#### PROVIDED MATERIAL ####

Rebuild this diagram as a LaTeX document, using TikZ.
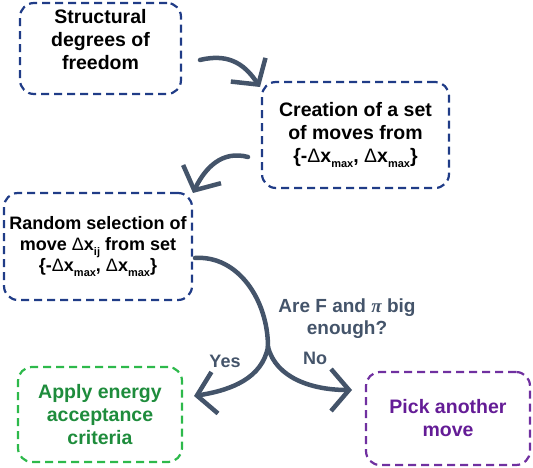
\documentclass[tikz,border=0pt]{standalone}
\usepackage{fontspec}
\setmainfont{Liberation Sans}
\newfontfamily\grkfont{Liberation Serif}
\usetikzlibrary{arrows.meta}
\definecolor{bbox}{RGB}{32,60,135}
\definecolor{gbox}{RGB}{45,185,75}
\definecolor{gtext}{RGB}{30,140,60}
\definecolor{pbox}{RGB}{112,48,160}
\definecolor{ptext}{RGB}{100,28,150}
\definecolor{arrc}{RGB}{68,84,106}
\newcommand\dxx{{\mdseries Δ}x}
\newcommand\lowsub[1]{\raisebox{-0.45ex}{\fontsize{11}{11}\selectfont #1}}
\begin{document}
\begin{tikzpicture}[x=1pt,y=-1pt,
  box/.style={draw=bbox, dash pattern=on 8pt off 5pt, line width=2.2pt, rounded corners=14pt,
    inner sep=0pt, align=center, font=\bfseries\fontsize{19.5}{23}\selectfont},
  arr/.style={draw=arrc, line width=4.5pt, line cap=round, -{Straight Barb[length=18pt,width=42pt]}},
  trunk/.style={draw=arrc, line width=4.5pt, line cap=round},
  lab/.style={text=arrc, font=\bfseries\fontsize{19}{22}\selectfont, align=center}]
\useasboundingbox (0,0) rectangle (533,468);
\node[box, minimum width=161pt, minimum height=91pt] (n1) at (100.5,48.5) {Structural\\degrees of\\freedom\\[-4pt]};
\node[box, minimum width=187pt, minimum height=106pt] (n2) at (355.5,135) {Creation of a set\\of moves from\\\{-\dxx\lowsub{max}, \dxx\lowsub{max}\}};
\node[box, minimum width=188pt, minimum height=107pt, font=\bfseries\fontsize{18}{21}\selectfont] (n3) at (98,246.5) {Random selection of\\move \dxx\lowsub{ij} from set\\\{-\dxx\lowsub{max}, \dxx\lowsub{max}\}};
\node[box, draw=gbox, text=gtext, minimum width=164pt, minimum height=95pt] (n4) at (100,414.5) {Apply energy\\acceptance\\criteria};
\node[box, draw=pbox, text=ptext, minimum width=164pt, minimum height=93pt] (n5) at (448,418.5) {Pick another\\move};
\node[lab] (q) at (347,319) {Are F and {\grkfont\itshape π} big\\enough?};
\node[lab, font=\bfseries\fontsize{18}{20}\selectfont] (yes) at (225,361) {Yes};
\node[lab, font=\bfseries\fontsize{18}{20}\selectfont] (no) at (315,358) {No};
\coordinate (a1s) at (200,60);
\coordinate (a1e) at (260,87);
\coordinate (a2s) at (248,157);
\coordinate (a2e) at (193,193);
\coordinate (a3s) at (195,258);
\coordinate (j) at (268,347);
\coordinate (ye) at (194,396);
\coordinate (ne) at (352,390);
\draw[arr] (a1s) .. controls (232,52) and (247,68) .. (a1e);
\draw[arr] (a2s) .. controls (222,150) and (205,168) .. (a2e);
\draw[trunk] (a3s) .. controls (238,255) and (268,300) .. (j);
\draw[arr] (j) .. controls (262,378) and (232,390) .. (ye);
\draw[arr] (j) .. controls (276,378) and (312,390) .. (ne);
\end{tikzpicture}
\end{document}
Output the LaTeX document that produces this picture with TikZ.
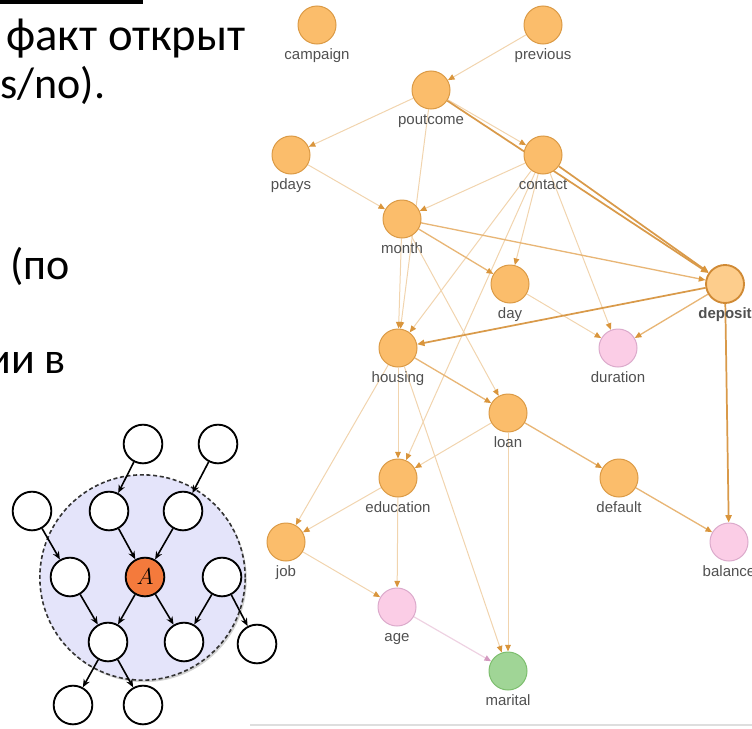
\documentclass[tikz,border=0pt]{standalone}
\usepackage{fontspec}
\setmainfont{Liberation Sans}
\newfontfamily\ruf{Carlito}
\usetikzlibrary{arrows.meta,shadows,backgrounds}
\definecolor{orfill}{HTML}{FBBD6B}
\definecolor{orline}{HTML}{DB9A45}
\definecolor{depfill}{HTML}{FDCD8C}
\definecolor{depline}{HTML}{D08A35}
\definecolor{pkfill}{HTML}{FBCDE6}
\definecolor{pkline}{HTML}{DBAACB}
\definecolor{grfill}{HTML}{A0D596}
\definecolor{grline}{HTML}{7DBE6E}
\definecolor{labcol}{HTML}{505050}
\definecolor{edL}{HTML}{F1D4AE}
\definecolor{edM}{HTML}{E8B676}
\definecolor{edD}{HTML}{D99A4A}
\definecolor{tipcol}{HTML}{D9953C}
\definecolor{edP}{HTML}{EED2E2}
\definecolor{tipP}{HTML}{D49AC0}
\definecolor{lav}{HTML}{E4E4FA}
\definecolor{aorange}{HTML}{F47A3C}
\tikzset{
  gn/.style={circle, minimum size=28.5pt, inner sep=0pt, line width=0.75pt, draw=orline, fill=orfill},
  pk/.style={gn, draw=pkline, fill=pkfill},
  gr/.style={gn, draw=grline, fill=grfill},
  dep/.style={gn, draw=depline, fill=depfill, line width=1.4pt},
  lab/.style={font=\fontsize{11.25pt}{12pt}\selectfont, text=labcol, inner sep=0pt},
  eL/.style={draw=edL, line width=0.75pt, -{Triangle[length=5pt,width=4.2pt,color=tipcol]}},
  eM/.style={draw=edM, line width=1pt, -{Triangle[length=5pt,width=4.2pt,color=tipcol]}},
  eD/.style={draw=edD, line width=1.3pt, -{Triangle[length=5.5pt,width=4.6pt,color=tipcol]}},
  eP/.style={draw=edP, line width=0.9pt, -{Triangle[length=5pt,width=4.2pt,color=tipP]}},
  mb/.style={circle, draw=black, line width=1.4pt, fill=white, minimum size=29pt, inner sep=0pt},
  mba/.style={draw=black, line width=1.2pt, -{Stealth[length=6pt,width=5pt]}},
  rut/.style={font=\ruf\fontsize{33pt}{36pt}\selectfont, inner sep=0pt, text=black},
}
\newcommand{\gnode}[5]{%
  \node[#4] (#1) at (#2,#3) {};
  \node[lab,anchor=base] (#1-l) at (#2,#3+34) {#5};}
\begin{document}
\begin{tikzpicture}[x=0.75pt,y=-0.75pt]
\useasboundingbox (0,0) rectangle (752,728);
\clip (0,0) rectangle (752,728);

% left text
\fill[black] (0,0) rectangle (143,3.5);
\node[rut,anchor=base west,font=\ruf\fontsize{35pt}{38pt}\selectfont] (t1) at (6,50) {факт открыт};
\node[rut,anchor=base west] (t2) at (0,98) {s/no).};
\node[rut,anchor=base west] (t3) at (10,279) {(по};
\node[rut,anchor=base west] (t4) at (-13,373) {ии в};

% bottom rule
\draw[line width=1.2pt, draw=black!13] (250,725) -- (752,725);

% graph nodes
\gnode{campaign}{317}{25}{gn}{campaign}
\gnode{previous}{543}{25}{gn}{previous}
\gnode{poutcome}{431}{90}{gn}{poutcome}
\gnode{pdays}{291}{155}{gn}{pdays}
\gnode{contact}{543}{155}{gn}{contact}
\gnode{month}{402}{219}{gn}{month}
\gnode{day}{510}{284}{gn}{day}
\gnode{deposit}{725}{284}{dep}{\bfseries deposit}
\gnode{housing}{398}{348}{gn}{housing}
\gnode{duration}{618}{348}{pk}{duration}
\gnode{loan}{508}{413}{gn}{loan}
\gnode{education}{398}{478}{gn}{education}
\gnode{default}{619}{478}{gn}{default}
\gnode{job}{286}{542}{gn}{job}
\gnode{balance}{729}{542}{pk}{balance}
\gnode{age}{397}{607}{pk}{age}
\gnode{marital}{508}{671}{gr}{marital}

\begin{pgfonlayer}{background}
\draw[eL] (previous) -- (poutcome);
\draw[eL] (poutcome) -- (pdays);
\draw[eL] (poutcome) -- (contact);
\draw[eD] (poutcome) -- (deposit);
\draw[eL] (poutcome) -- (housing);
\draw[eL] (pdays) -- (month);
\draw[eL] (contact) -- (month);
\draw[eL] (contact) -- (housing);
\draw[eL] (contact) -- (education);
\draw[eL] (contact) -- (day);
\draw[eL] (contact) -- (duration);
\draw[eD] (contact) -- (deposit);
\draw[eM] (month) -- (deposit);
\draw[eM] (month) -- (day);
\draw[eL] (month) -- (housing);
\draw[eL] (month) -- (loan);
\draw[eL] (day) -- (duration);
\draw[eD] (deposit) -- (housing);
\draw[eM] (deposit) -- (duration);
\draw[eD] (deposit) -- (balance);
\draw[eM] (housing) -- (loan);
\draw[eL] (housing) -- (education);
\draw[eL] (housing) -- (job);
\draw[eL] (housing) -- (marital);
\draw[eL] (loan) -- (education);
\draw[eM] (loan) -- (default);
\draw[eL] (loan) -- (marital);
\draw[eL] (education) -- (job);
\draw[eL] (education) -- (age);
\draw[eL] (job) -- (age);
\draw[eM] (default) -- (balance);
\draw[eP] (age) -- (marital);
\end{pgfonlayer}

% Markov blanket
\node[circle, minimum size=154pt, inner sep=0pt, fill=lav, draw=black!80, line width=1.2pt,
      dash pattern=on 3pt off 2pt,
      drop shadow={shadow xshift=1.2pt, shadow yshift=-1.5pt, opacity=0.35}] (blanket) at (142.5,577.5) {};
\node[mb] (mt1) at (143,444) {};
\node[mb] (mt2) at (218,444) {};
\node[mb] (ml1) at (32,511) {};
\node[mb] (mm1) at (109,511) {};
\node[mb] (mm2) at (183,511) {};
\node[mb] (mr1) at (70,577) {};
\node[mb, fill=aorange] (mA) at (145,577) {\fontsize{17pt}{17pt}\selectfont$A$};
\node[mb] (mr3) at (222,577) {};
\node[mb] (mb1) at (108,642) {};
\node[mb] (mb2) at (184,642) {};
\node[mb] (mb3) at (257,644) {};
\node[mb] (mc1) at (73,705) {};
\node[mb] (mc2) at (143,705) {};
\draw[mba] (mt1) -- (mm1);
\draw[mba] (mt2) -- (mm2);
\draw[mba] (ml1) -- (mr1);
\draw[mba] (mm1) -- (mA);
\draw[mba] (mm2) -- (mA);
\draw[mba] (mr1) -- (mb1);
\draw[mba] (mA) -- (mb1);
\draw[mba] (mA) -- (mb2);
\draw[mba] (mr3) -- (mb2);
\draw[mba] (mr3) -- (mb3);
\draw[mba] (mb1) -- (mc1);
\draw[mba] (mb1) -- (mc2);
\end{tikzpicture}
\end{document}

####

WHAT YOU WILL DO: Your task is to transcribe exactly the lines starting at the line that contains "Output the LaTeX" and ending at the line that contains "west] (t4) at", both included. Leave out the pictures.

COMPLETE OUTPUT:
Output the LaTeX document that produces this picture with TikZ.
\documentclass[tikz,border=0pt]{standalone}
\usepackage{fontspec}
\setmainfont{Liberation Sans}
\newfontfamily\ruf{Carlito}
\usetikzlibrary{arrows.meta,shadows,backgrounds}
\definecolor{orfill}{HTML}{FBBD6B}
\definecolor{orline}{HTML}{DB9A45}
\definecolor{depfill}{HTML}{FDCD8C}
\definecolor{depline}{HTML}{D08A35}
\definecolor{pkfill}{HTML}{FBCDE6}
\definecolor{pkline}{HTML}{DBAACB}
\definecolor{grfill}{HTML}{A0D596}
\definecolor{grline}{HTML}{7DBE6E}
\definecolor{labcol}{HTML}{505050}
\definecolor{edL}{HTML}{F1D4AE}
\definecolor{edM}{HTML}{E8B676}
\definecolor{edD}{HTML}{D99A4A}
\definecolor{tipcol}{HTML}{D9953C}
\definecolor{edP}{HTML}{EED2E2}
\definecolor{tipP}{HTML}{D49AC0}
\definecolor{lav}{HTML}{E4E4FA}
\definecolor{aorange}{HTML}{F47A3C}
\tikzset{
  gn/.style={circle, minimum size=28.5pt, inner sep=0pt, line width=0.75pt, draw=orline, fill=orfill},
  pk/.style={gn, draw=pkline, fill=pkfill},
  gr/.style={gn, draw=grline, fill=grfill},
  dep/.style={gn, draw=depline, fill=depfill, line width=1.4pt},
  lab/.style={font=\fontsize{11.25pt}{12pt}\selectfont, text=labcol, inner sep=0pt},
  eL/.style={draw=edL, line width=0.75pt, -{Triangle[length=5pt,width=4.2pt,color=tipcol]}},
  eM/.style={draw=edM, line width=1pt, -{Triangle[length=5pt,width=4.2pt,color=tipcol]}},
  eD/.style={draw=edD, line width=1.3pt, -{Triangle[length=5.5pt,width=4.6pt,color=tipcol]}},
  eP/.style={draw=edP, line width=0.9pt, -{Triangle[length=5pt,width=4.2pt,color=tipP]}},
  mb/.style={circle, draw=black, line width=1.4pt, fill=white, minimum size=29pt, inner sep=0pt},
  mba/.style={draw=black, line width=1.2pt, -{Stealth[length=6pt,width=5pt]}},
  rut/.style={font=\ruf\fontsize{33pt}{36pt}\selectfont, inner sep=0pt, text=black},
}
\newcommand{\gnode}[5]{%
  \node[#4] (#1) at (#2,#3) {};
  \node[lab,anchor=base] (#1-l) at (#2,#3+34) {#5};}
\begin{document}
\begin{tikzpicture}[x=0.75pt,y=-0.75pt]
\useasboundingbox (0,0) rectangle (752,728);
\clip (0,0) rectangle (752,728);

% left text
\fill[black] (0,0) rectangle (143,3.5);
\node[rut,anchor=base west,font=\ruf\fontsize{35pt}{38pt}\selectfont] (t1) at (6,50) {факт открыт};
\node[rut,anchor=base west] (t2) at (0,98) {s/no).};
\node[rut,anchor=base west] (t3) at (10,279) {(по};
\node[rut,anchor=base west] (t4) at (-13,373) {ии в};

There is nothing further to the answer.